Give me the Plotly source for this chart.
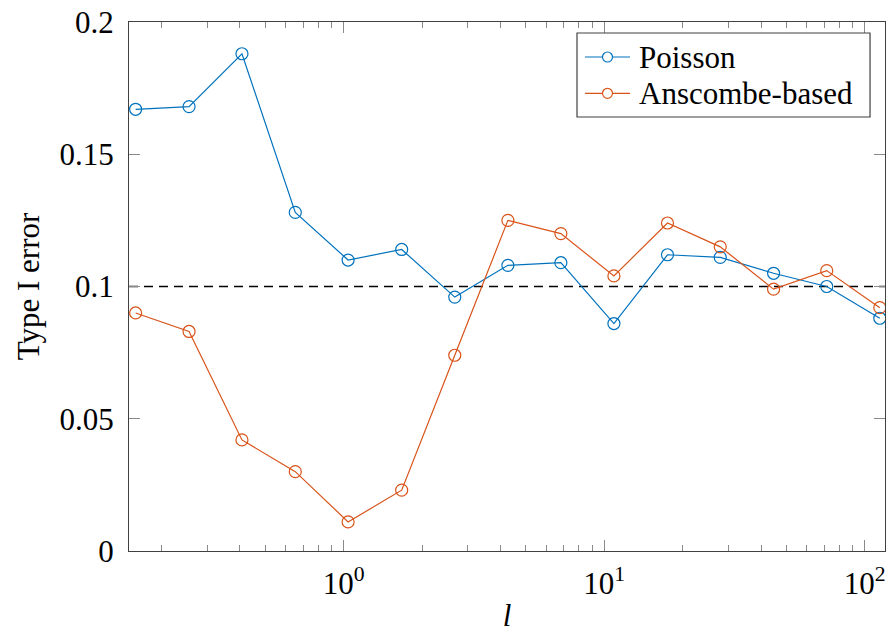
import plotly.graph_objects as go

# Data
l_values = [0.159, 0.255, 0.407, 0.652, 1.04, 1.67, 2.67, 4.27, 6.82, 10.9,
            17.5, 27.9, 44.7, 71.5, 114.3]
poisson = [0.167, 0.168, 0.188, 0.128, 0.110, 0.114, 0.096, 0.108, 0.109,
           0.086, 0.112, 0.111, 0.105, 0.100, 0.088]
anscombe = [0.090, 0.083, 0.042, 0.030, 0.011, 0.023, 0.074, 0.125, 0.120,
            0.104, 0.124, 0.115, 0.099, 0.106, 0.092]
series_names = ["Poisson", "Anscombe-based"]
nominal_level = 0.1
x_tickvals = [1, 10, 100]
x_ticktext = ["10<sup>0</sup>", "10<sup>1</sup>", "10<sup>2</sup>"]
y_tickvals = [0, 0.05, 0.1, 0.15, 0.2]
y_ticktext = ["0", "0.05", "0.1", "0.15", "0.2"]

FONT = "Liberation Serif"
FS = 31
BLUE = "#0072BD"
ORANGE = "#D95319"
AX = "#404040"
colors = [BLUE, ORANGE]

minor_vals = [m * 10 ** e for e in (-1, 0, 1, 2) for m in range(2, 10)]

fig = go.Figure()
for name, ys, col in zip(series_names, (poisson, anscombe), colors):
    fig.add_trace(go.Scatter(
        x=l_values, y=ys, name=name, mode="lines+markers", showlegend=False,
        line=dict(color=col, width=1.2),
        marker=dict(symbol="circle-open", size=12, color=col, line=dict(width=1.2, color=col)),
    ))

fig.add_shape(type="line", xref="paper", x0=0, x1=1, yref="y", y0=nominal_level, y1=nominal_level,
              line=dict(color="black", width=1.3, dash="9px,6px"), layer="below")

# Legend drawn as a boxed key (paper coordinates)
box = dict(x0=0.5926, x1=0.9802, y0=0.8204, y1=0.9792)
fig.add_shape(type="rect", xref="paper", yref="paper", **box,
              line=dict(color=AX, width=1.2), fillcolor="white", layer="above")
row_y = [0.9338, 0.8652]
line_x = (0.6032, 0.6627)
for name, col, ry in zip(series_names, colors, row_y):
    fig.add_shape(type="line", xref="paper", yref="paper", x0=line_x[0], x1=line_x[1],
                  y0=ry, y1=ry, line=dict(color=col, width=1.2), layer="above")
    fig.add_shape(type="circle", xref="paper", yref="paper",
                  xsizemode="pixel", ysizemode="pixel",
                  xanchor=(line_x[0] + line_x[1]) / 2, yanchor=ry,
                  x0=-5, x1=5, y0=-5, y1=5,
                  line=dict(color=col, width=1.2), fillcolor="white", layer="above")
    fig.add_annotation(xref="paper", yref="paper", x=0.6720, y=ry, text=name,
                       showarrow=False, xanchor="left", yanchor="middle",
                       font=dict(family=FONT, size=FS, color="black"))

fig.update_layout(
    width=888, height=633,
    margin=dict(l=129, r=3, t=22, b=82),
    paper_bgcolor="white", plot_bgcolor="white",
    font=dict(family=FONT, size=FS, color="black"),
    showlegend=False,
    xaxis=dict(type="log", range=[-0.824, 2.078],
               tickvals=x_tickvals, ticktext=x_ticktext,
               ticks="inside", ticklen=11, tickcolor="#8a8a8a", tickwidth=1,
               ticklabelstandoff=5,
               showline=True, linecolor=AX, linewidth=1.3, mirror="ticks",
               showgrid=False, zeroline=False,
               minor=dict(tickvals=minor_vals, ticks="inside", ticklen=6,
                          tickcolor="#8a8a8a", tickwidth=1, showgrid=False),
               title=dict(text="<i>l</i>", font=dict(family=FONT, size=FS), standoff=6),
               tickfont=dict(family=FONT, size=FS)),
    yaxis=dict(range=[0, 0.2], tickvals=y_tickvals, ticktext=y_ticktext,
               ticks="inside", ticklen=11, tickcolor="#8a8a8a", tickwidth=1,
               ticklabelstandoff=8,
               showline=True, linecolor=AX, linewidth=1.3, mirror="ticks",
               showgrid=False, zeroline=False,
               title=dict(text="Type I error", font=dict(family=FONT, size=FS), standoff=10),
               tickfont=dict(family=FONT, size=FS)),
)

fig.write_html("out.html")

=-=-=-=-=

Do not include the images; transcribe the rest of the listing exactly.

:: Response for this exercise ::
Give me the Plotly source for this chart.
import plotly.graph_objects as go

# Data
l_values = [0.159, 0.255, 0.407, 0.652, 1.04, 1.67, 2.67, 4.27, 6.82, 10.9,
            17.5, 27.9, 44.7, 71.5, 114.3]
poisson = [0.167, 0.168, 0.188, 0.128, 0.110, 0.114, 0.096, 0.108, 0.109,
           0.086, 0.112, 0.111, 0.105, 0.100, 0.088]
anscombe = [0.090, 0.083, 0.042, 0.030, 0.011, 0.023, 0.074, 0.125, 0.120,
            0.104, 0.124, 0.115, 0.099, 0.106, 0.092]
series_names = ["Poisson", "Anscombe-based"]
nominal_level = 0.1
x_tickvals = [1, 10, 100]
x_ticktext = ["10<sup>0</sup>", "10<sup>1</sup>", "10<sup>2</sup>"]
y_tickvals = [0, 0.05, 0.1, 0.15, 0.2]
y_ticktext = ["0", "0.05", "0.1", "0.15", "0.2"]

FONT = "Liberation Serif"
FS = 31
BLUE = "#0072BD"
ORANGE = "#D95319"
AX = "#404040"
colors = [BLUE, ORANGE]

minor_vals = [m * 10 ** e for e in (-1, 0, 1, 2) for m in range(2, 10)]

fig = go.Figure()
for name, ys, col in zip(series_names, (poisson, anscombe), colors):
    fig.add_trace(go.Scatter(
        x=l_values, y=ys, name=name, mode="lines+markers", showlegend=False,
        line=dict(color=col, width=1.2),
        marker=dict(symbol="circle-open", size=12, color=col, line=dict(width=1.2, color=col)),
    ))

fig.add_shape(type="line", xref="paper", x0=0, x1=1, yref="y", y0=nominal_level, y1=nominal_level,
              line=dict(color="black", width=1.3, dash="9px,6px"), layer="below")

# Legend drawn as a boxed key (paper coordinates)
box = dict(x0=0.5926, x1=0.9802, y0=0.8204, y1=0.9792)
fig.add_shape(type="rect", xref="paper", yref="paper", **box,
              line=dict(color=AX, width=1.2), fillcolor="white", layer="above")
row_y = [0.9338, 0.8652]
line_x = (0.6032, 0.6627)
for name, col, ry in zip(series_names, colors, row_y):
    fig.add_shape(type="line", xref="paper", yref="paper", x0=line_x[0], x1=line_x[1],
                  y0=ry, y1=ry, line=dict(color=col, width=1.2), layer="above")
    fig.add_shape(type="circle", xref="paper", yref="paper",
                  xsizemode="pixel", ysizemode="pixel",
                  xanchor=(line_x[0] + line_x[1]) / 2, yanchor=ry,
                  x0=-5, x1=5, y0=-5, y1=5,
                  line=dict(color=col, width=1.2), fillcolor="white", layer="above")
    fig.add_annotation(xref="paper", yref="paper", x=0.6720, y=ry, text=name,
                       showarrow=False, xanchor="left", yanchor="middle",
                       font=dict(family=FONT, size=FS, color="black"))

fig.update_layout(
    width=888, height=633,
    margin=dict(l=129, r=3, t=22, b=82),
    paper_bgcolor="white", plot_bgcolor="white",
    font=dict(family=FONT, size=FS, color="black"),
    showlegend=False,
    xaxis=dict(type="log", range=[-0.824, 2.078],
               tickvals=x_tickvals, ticktext=x_ticktext,
               ticks="inside", ticklen=11, tickcolor="#8a8a8a", tickwidth=1,
               ticklabelstandoff=5,
               showline=True, linecolor=AX, linewidth=1.3, mirror="ticks",
               showgrid=False, zeroline=False,
               minor=dict(tickvals=minor_vals, ticks="inside", ticklen=6,
                          tickcolor="#8a8a8a", tickwidth=1, showgrid=False),
               title=dict(text="<i>l</i>", font=dict(family=FONT, size=FS), standoff=6),
               tickfont=dict(family=FONT, size=FS)),
    yaxis=dict(range=[0, 0.2], tickvals=y_tickvals, ticktext=y_ticktext,
               ticks="inside", ticklen=11, tickcolor="#8a8a8a", tickwidth=1,
               ticklabelstandoff=8,
               showline=True, linecolor=AX, linewidth=1.3, mirror="ticks",
               showgrid=False, zeroline=False,
               title=dict(text="Type I error", font=dict(family=FONT, size=FS), standoff=10),
               tickfont=dict(family=FONT, size=FS)),
)

fig.write_html("out.html")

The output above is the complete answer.